Ele pertencia ao Movimento dos trabalhadores rurais sem-terra (MST) e foi assassinado a tiros por seguranças particulares de uma fazenda na cidade paraibana de São Miguel de Taipu. Ele e outros três trabalhadores rurais atravessavam a fazenda vindos de uma mercearia, em direção ao acampamento da reforma agrária, quando foram interpelados por seguranças fortemente armados.

Manoel, que tinha 40 anos na ocasião, foi baleado e morreu. Seu filho, Manoel Adelino, tinha quatro anos, e sua mulher, Edileuza, estava grávida do segundo bebê. Na audiência, Manoel Adelino contou que depois do ocorrido ele e a mãe deixaram o acampamento da reforma agrária em que viviam e que a mãe “se entregou aos vícios”, morrendo em decorrência de alcoolismo poucos anos depois. Aos 9 anos, Manoel Adelino deixou a escola, foi morar em casa de parentes e começou a trabalhar em “bicos”.

Segundo a Comissão Interamericana de Direitos Humanos, a investigação do caso e a ação penal foram marcadas por uma série de omissões e irregularidades.

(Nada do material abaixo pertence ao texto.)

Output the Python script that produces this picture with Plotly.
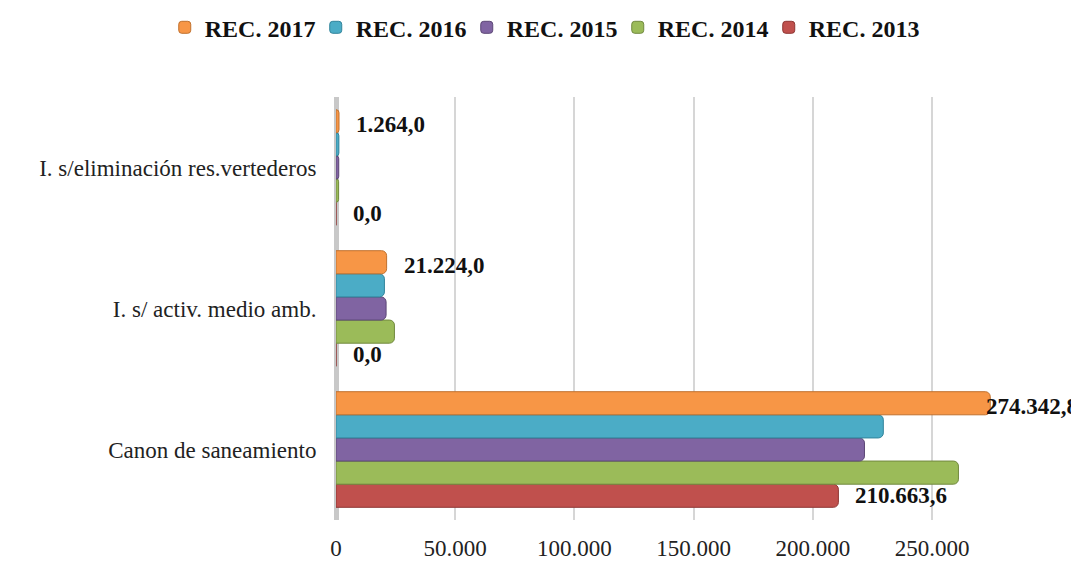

Na audiência, representantes do Estado brasileiro assumiram que houve demora e falhas no processo de identificação e punição dos culpados e pediram desculpas a familiares da vítima.

Participam de ambos os julgamentos os juízes Nancy Hernández López (presidente, Costa Rica), Ricardo César Pérez Manrique (Uruguai), Humberto Antonio Sierra Porto (Colômbia), Verónica Gómez (Argentina) e Patricia Pérez Goldberg (Chile).

O juiz Rodrigo Mudrovitsch (vice-presidente, Brasil), de acordo com o regulamento da Corte, não participa das deliberações em casos envolvendo seu próprio país.